Une bonne résolution de communication de Lili a été d’éviter de s’exprimer sous le coup de l’émotion. Pour manifester ses désaccords, même les plus légitimes, à un projet du groupe, elle préfère maintenant privilégier le contact direct avec des personnes ciblées plutôt que des échanges courriels ou Messenger à tous. De tels échanges ont causé des désengagements, et elle a dû alors rétablir les liens de confiance après une missive un peu froide : « Je pense que l’expérience nous a appris que, par écrit, dans les grands groupes, on peut régler des petites choses, comme de trouver une date, mais cela ne fonctionne pas super bien lorsqu’on s’oppose sur un point. » 

Roxane de la Sablonnière voit même quelques autres avantages à régler les tensions en direct, après que l’on ait bien sûr soupesé ses mots. Par exemple, cela apprend aux enfants que, même hors des dynamiques de la maison, et peut-être différemment, leurs parents doivent aussi négocier et surmonter des mésententes, comme ceux-ci leur demandent de le faire au quotidien, à l’école ou à la garderie : « C’est la même chose que dans un couple, dans une famille : tu ne veux pas toujours que les enfants soient exempts des problèmes. Si tu ne laves jamais ta casserole et que ton chum te le dit, est-ce qu’il faut vraiment que tu ailles avec lui dans une pièce séparée pour qu’il te le dise? »

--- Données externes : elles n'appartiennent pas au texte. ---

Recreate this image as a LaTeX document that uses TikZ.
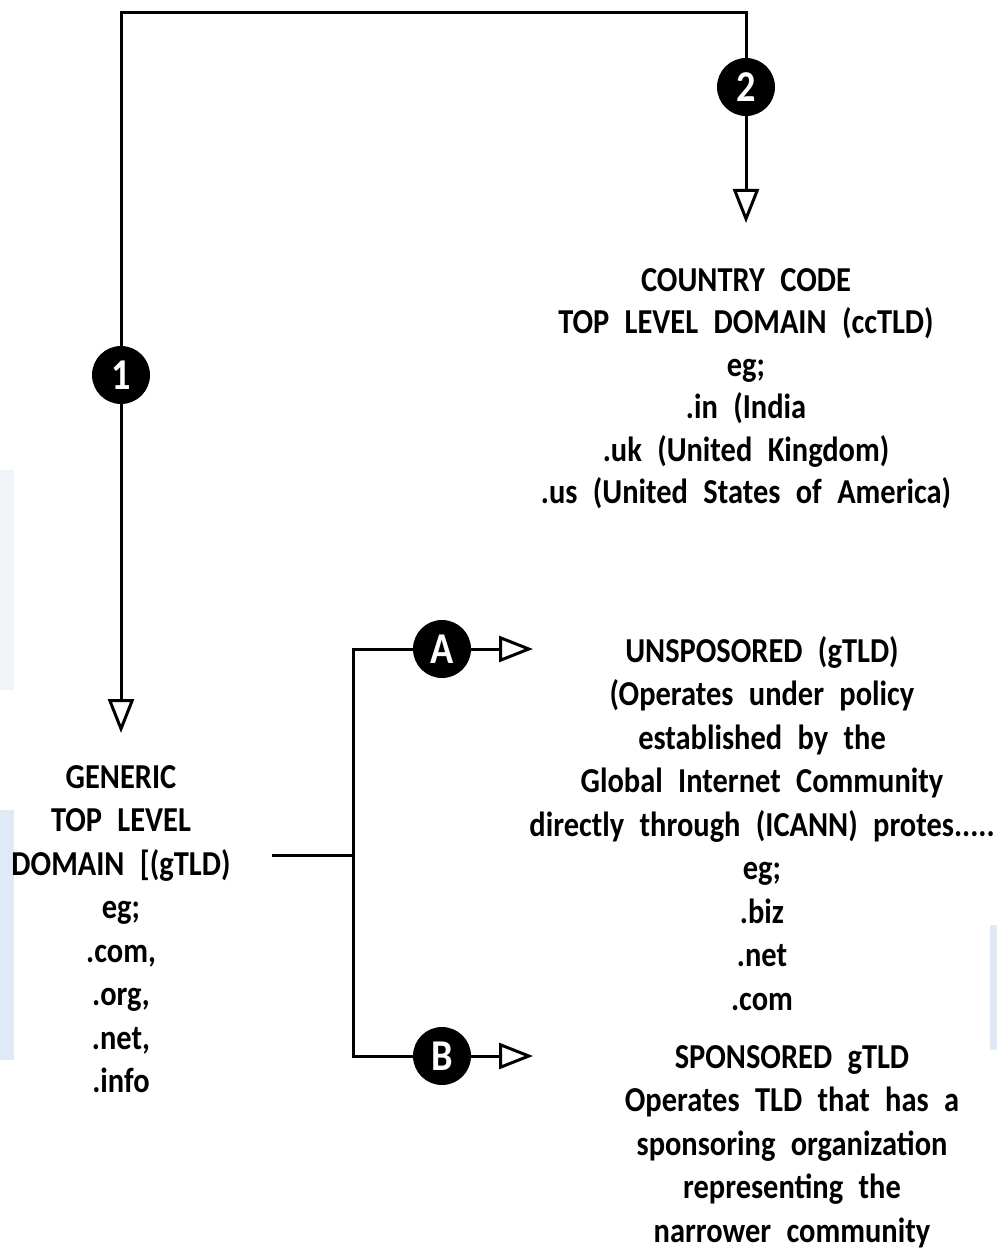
\documentclass[tikz,border=0pt]{standalone}
\usepackage{fontspec}
\setmainfont{Carlito}[FakeStretch=0.87]
\usetikzlibrary{arrows.meta}
\definecolor{wm}{RGB}{224,234,247}
\definecolor{wmgrey}{RGB}{240,243,248}
\newcommand\txtfont[1]{\fontsize{35}{#1}\selectfont\bfseries\spaceskip=0.44em\relax}
\newcommand\firstln{\rule{0pt}{30pt}}
\tikzset{
  conn/.style={line width=3pt, line join=miter},
  arr/.style={conn, -{Triangle[open, length=34pt, width=26pt, line width=3pt]}},
  badge/.style={circle, fill=black, minimum size=58pt, inner sep=0pt, text=white,
                font=\fontsize{44}{44}\selectfont\bfseries},
  txt/.style={align=center, inner sep=0pt, anchor=north, font={\txtfont{43.5}}},
}
\begin{document}
\begin{tikzpicture}[x=1pt,y=-1pt]
\useasboundingbox (0,0) rectangle (997,1252);
\fill[white] (0,0) rectangle (997,1252);
% faint watermark traces at the edges
\fill[wmgrey] (0,470) rectangle (14,690);
\fill[wm] (0,810) rectangle (14,1060);
\fill[wm] (990,925) rectangle (997,1050);

% top tree
\coordinate (tl) at (121,13);
\coordinate (tr) at (746,13);
\coordinate (t1) at (121,733);
\coordinate (t2) at (746,223);
\node[badge] (b1) at (121,375) {1};
\node[badge] (b2) at (746,87) {2};
\draw[conn] (b1) -- (tl) -- (tr) -- (b2);
\draw[arr] (b1) -- (t1);
\draw[arr] (b2) -- (t2);

% branch
\coordinate (jl) at (272,855);
\coordinate (jm) at (353,855);
\coordinate (ja) at (353,649);
\coordinate (jb) at (353,1056);
\coordinate (tA) at (533,649);
\coordinate (tB) at (533,1056);
\node[badge] (bA) at (442,649) {A};
\node[badge] (bB) at (442,1056) {B};
\draw[conn] (jl) -- (jm);
\draw[conn] (bA) -- (ja) -- (jb) -- (bB);
\draw[arr] (bA) -- (tA);
\draw[arr] (bB) -- (tB);

% texts
\node[txt, font={\txtfont{42.5}}] (cc) at (746,261)
  {\firstln COUNTRY CODE\\TOP LEVEL DOMAIN (ccTLD)\\eg;\\.in (India\\.uk (United Kingdom)\\.us (United States of America)};
\node[txt] (gt) at (121,758)
  {\firstln GENERIC\\TOP LEVEL\\DOMAIN [(gTLD)\\eg;\\.com,\\.org,\\.net,\\.info};
\node[txt] (un) at (762,632)
  {\firstln UNSPOSORED (gTLD)\\(Operates under policy\\established by the\\Global Internet Community\\directly through (ICANN) protes.....\\eg;\\.biz\\.net\\.com};
\node[txt] (sp) at (792,1038)
  {\firstln SPONSORED gTLD\\Operates TLD that has a\\sponsoring organization\\representing the\\narrower community};
\end{tikzpicture}
\end{document}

Donc, le voyage à multiples convives, une façon de se simplifier la vie? Peut-être pas, mais une occasion de l’enrichir! S’échapper du cadre tous ensemble permet aux enfants d’en retirer un lot d’expériences. Ils recueillent quelques images de parents et d’enfants pas parfaits, en constant ajustement, qui parviennent malgré tout à s’émerveiller. Ils apprennent donc ensemble comment tisser et retisser des liens toujours plus souples, légers et solides à la fois, qui peuvent servir de refuge, comme une bâche, en cas d’intempérie.